Eventually, it was discovered a second man, Julio Ramirez, was also a victim of what’s being called the “Roofie Murders.” Three known gang members have been indicted for murder in the second degree.

“The evidence supporting the conspiracy counts demonstrates that the defendants engaged in a concerted and deliberate scheme to harm innocent individuals. Their motive, we allege, was simple: to make money,” Manhattan District Attorney Alvin Bragg said.

Clary wants John’s story to be a cautionary tale to others who store everything on their cellphone.

“If you use Face ID, it allows you to become an easier target,” Clary said.

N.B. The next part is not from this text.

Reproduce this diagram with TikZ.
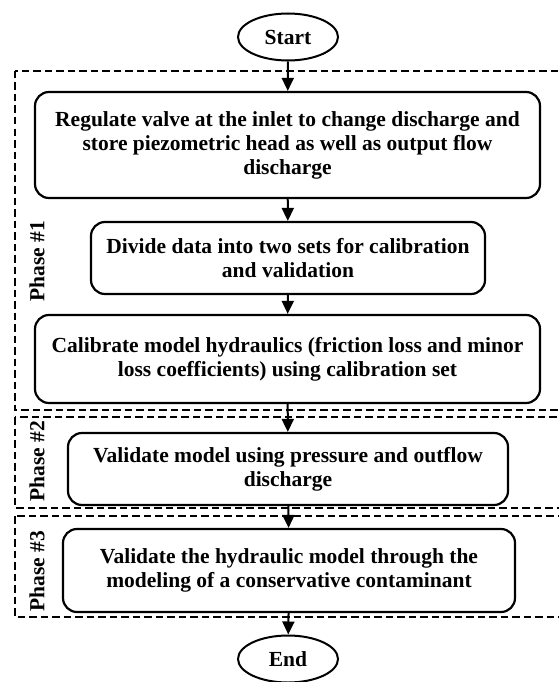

Atlanta FBI supervisory special agent Joseph Zadik told Greet that convenience oftentimes comes at a cost.

“The biggest thing you can do is limit what you can do through biometrics,” Zadik said. “So, while it’s very convenient for you it will also make it very convenient for the criminal if someone gets your phone or if your phone is lost.”

He said limiting what Face ID or thumbprint enables is key.

“For example, you just access your phone and then you can’t access your banking application. For that, you enter a password,” Zadik said.

And make sure your settings require attention for Face ID. Next, he says to switch from a PIN code to a complex password.

“A lot of times people will shoulder surf you, so if you’re out in a public place, they may look over your shoulder and watch you type in that six-digit passcode, and then when there’s a time when you’re not paying attention, swipe your phone,” Zadik said.

Clary said she will continue to spread awareness

“If I did not do something, John would be haunting me every day until I die,” Clary said.

“I know that’s inconvenient, but what’s more inconvenient, losing everything and having to deal with it, or just having to deal with another device?” Zadik said.

Another way to keep your phone secure is to get a hardware key or token to log into the accounts on your phone.